I would guess the answer would be "not very many if any at all," and there is a reason for this. Episodic TV doesn't do this very well - not with its main characters. And the reason is just what I've said earlier: writers might be capable of dealing with it adequately (that is, they are talented enough to deal with it adequately), but TV shows aren't good at it, and viewers aren't either. Some of us can cope with seeing our favorite characters saddened but then made stronger by grief; we would not cope well with seeing them devastated and broken by grief.
I don't really think you would cope with it that well either, Tomalak. I could be wrong since I know you not at all, but it's hard for me to imagine myself or anybody else wanting to watch a character they know and care about being grief-striken week after week. And that's what it would take to deal in anything like a realistic manner with the death of a child, the rape of oneself or one's spouse, etc. I don't personally think that episodic television deals very well with the death of a spouse, either - but they do try that from time to time.

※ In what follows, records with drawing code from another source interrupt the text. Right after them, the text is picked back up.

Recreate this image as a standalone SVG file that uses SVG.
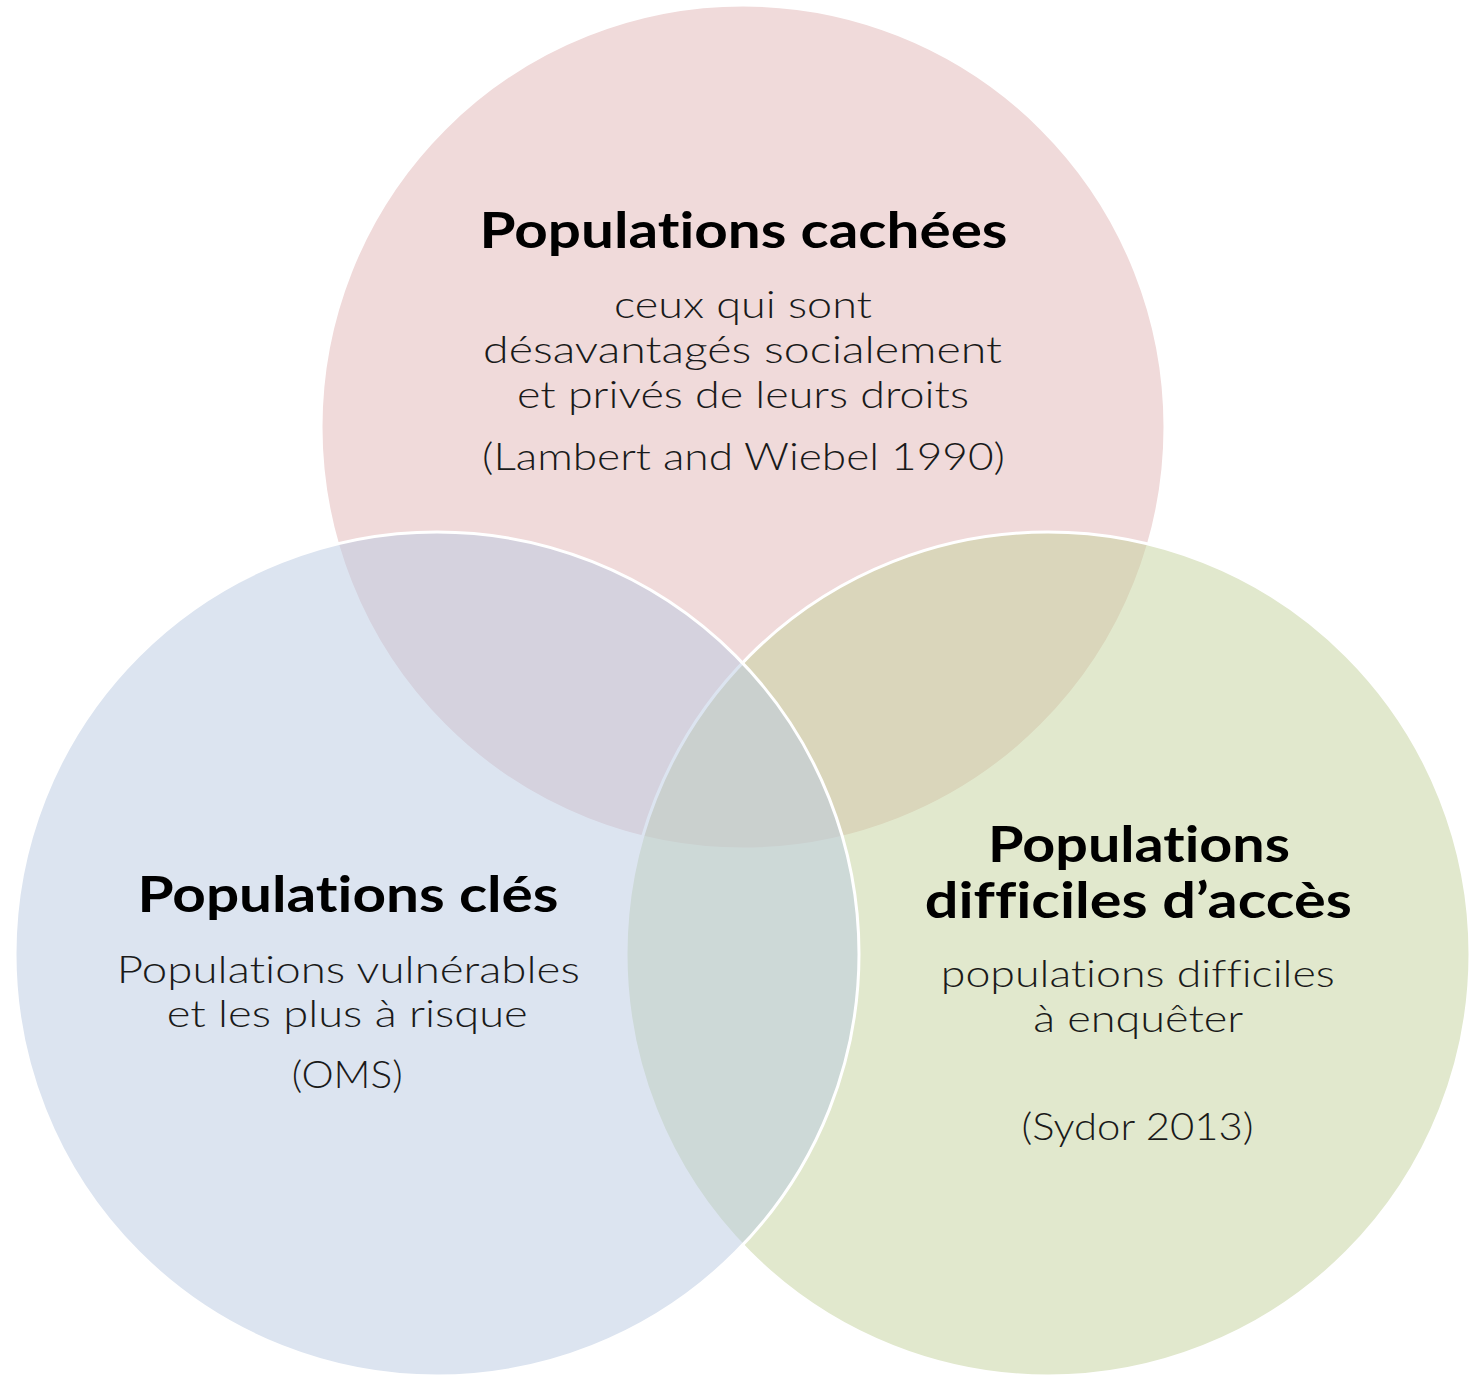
<svg xmlns="http://www.w3.org/2000/svg" width="1473" height="1376" viewBox="0 0 1473 1376">
<style>
.c{stroke:#ffffff;stroke-width:3;fill-opacity:0.5}
.t{font-family:Lato,"Liberation Sans",sans-serif;font-weight:700;font-size:49px;fill:#000;text-anchor:middle;font-variant-ligatures:none}
.b{font-family:Lato,"Liberation Sans",sans-serif;font-weight:300;font-size:38px;fill:#1a1a1a;text-anchor:middle;font-variant-ligatures:none}
</style>
<rect width="1473" height="1376" fill="#ffffff"/>
<g id="node-cachees">
<circle class="c" cx="743" cy="427" r="422" fill="#E1B5B5"/>
</g>
<g id="node-difficiles">
<circle class="c" cx="1048" cy="954" r="422" fill="#C3D19B"/>
</g>
<g id="node-cles">
<circle class="c" cx="437" cy="954" r="422" fill="#B9C9E1"/>
</g>
<g id="connectors"></g>
<g id="labels-cachees">
<text class="t" x="743.5" y="248" textLength="528" lengthAdjust="spacingAndGlyphs">Populations cachées</text>
<text class="b" x="743" y="317.5" textLength="258" lengthAdjust="spacingAndGlyphs">ceux qui sont</text>
<text class="b" x="742.5" y="362.5" textLength="519" lengthAdjust="spacingAndGlyphs">désavantagés socialement</text>
<text class="b" x="743" y="407.5" textLength="452" lengthAdjust="spacingAndGlyphs">et privés de leurs droits</text>
<text class="b" x="743.5" y="470" textLength="523" lengthAdjust="spacingAndGlyphs">(Lambert and Wiebel 1990)</text>
</g>
<g id="labels-cles">
<text class="t" x="348" y="912" textLength="421" lengthAdjust="spacingAndGlyphs">Populations clés</text>
<text class="b" x="348.3" y="982.5" textLength="463" lengthAdjust="spacingAndGlyphs">Populations vulnérables</text>
<text class="b" x="347.2" y="1027.3" textLength="361" lengthAdjust="spacingAndGlyphs">et les plus à risque</text>
<text class="b" x="347.3" y="1088" textLength="111" lengthAdjust="spacingAndGlyphs">(OMS)</text>
</g>
<g id="labels-difficiles">
<text class="t" x="1139" y="862" textLength="302" lengthAdjust="spacingAndGlyphs">Populations</text>
<text class="t" x="1138.3" y="917.5" textLength="427" lengthAdjust="spacingAndGlyphs">difficiles d’accès</text>
<text class="b" x="1137.8" y="986.5" textLength="394" lengthAdjust="spacingAndGlyphs">populations difficiles</text>
<text class="b" x="1138.2" y="1031.5" textLength="210" lengthAdjust="spacingAndGlyphs">à enquêter</text>
<text class="b" x="1137.5" y="1140" textLength="232" lengthAdjust="spacingAndGlyphs">(Sydor 2013)</text>
</g>
</svg>
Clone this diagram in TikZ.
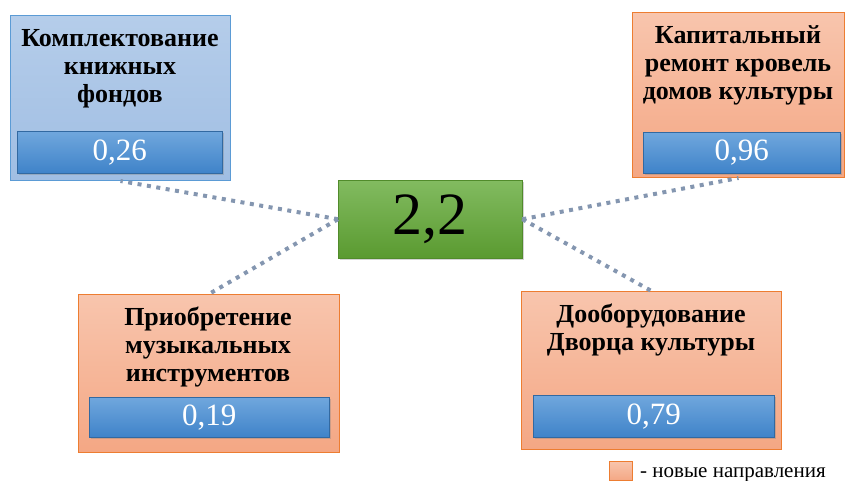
\documentclass[tikz,border=0pt]{standalone}
\usepackage{fontspec}
\setmainfont{Liberation Serif}
\usetikzlibrary{shadows}

\definecolor{skyfill}{HTML}{B5CDEA}
\definecolor{skyfilldark}{HTML}{A0BEE3}
\definecolor{skyline}{HTML}{5B9BD5}
\definecolor{peachfill}{HTML}{F8C5AD}
\definecolor{peachfilldark}{HTML}{F4A784}
\definecolor{peachline}{HTML}{ED7D31}
\definecolor{valtop}{HTML}{70A7DD}
\definecolor{valbot}{HTML}{3F83C9}
\definecolor{greentop}{HTML}{82BB60}
\definecolor{greenbot}{HTML}{5A9A30}
\definecolor{linkgray}{HTML}{8496B0}

\tikzset{
  outerbox/.style={rectangle, anchor=north west, inner sep=0pt, line width=1pt},
  bluebox/.style={outerbox, draw=skyline, top color=skyfill, bottom color=skyfilldark},
  peachbox/.style={outerbox, draw=peachline, top color=peachfill, bottom color=peachfilldark},
  valbox/.style={rectangle, anchor=north west, inner sep=0pt, draw=valbot!80!black, line width=0.4pt,
    top color=valtop, bottom color=valbot,
    drop shadow={shadow xshift=1.5pt, shadow yshift=-2pt, opacity=0.35}},
  valtext/.style={text=white, font=\fontsize{31}{36}\selectfont, inner sep=0pt},
  title/.style={font=\bfseries\fontsize{26}{28}\selectfont, align=center, inner sep=0pt, anchor=north},
  link/.style={draw=linkgray, line width=4pt, dash pattern=on 4pt off 5.5pt}
}

\begin{document}
\begin{tikzpicture}[x=1pt,y=-1pt]
  \useasboundingbox (0,0) rectangle (845,481);

  % outer boxes
  \node[bluebox, minimum width=220pt, minimum height=165pt] (komp) at (10,15) {};
  \node[peachbox, minimum width=212pt, minimum height=165pt] (krov) at (632,12) {};
  \node[peachbox, minimum width=261pt, minimum height=158pt] (instr) at (78,294) {};
  \node[peachbox, minimum width=260pt, minimum height=158pt] (dvor) at (521,291) {};

  % total
  \node[rectangle, anchor=north west, minimum width=184pt, minimum height=78pt, inner sep=0pt,
    draw=greenbot!90!black, line width=0.4pt, top color=greentop, bottom color=greenbot,
    drop shadow={shadow xshift=1.5pt, shadow yshift=-2pt, opacity=0.35}] (total) at (338,180) {};
  \node[font=\fontsize{60}{64}\selectfont, inner sep=0pt] (totaltext) at (total.center) {2,2};

  % titles
  \node[title] (kompname) at (120,29) {Комплектование\\книжных\\фондов};
  \node[title] (krovname) at (738,25) {Капитальный\\ремонт кровель\\домов культуры};
  \node[title] (instrname) at (208,307) {Приобретение\\музыкальных\\инструментов};
  \node[title] (dvorname) at (651,304) {Дооборудование\\Дворца культуры};

  % values
  \node[valbox, minimum width=205pt, minimum height=42pt] (v026) at (17,131) {};
  \node[valtext] at (v026.center) {0,26};
  \node[valbox, minimum width=197pt, minimum height=41pt] (v096) at (643,132) {};
  \node[valtext] at (v096.center) {0,96};
  \node[valbox, minimum width=240pt, minimum height=40pt] (v019) at (89,397) {};
  \node[valtext] at (v019.center) {0,19};
  \node[valbox, minimum width=241pt, minimum height=42pt] (v079) at (533,395) {};
  \node[valtext] at (v079.center) {0,79};

  % links
  \draw[link] (total.west) -- (komp.south);
  \draw[link] (total.west) -- (instr.north);
  \draw[link] (total.east) -- (krov.south);
  \draw[link] (total.east) -- (dvor.north);

  % legend
  \node[peachbox, line width=0.8pt, minimum width=23pt, minimum height=19pt] (legbox) at (609,461) {};
  \node[anchor=base west, inner sep=0pt, font=\fontsize{21}{24}\selectfont] (legtext) at (640,477) {- новые направления};
\end{tikzpicture}
\end{document}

Examining deep, overwhelming grief is a subject that works in some forms of fiction, but I really don't think it works on a weekly TV show whose characters we get to know intimately. Shows, as far as I can recall (and my memory isn't perfect) that have dealt with such issues use non-regular characters, or they are shows where the characters aren't deeply explored (I'm thinking of police dramas here, which often do touch on major issues, but only as the B- or C-plot) or they deal with it very badly.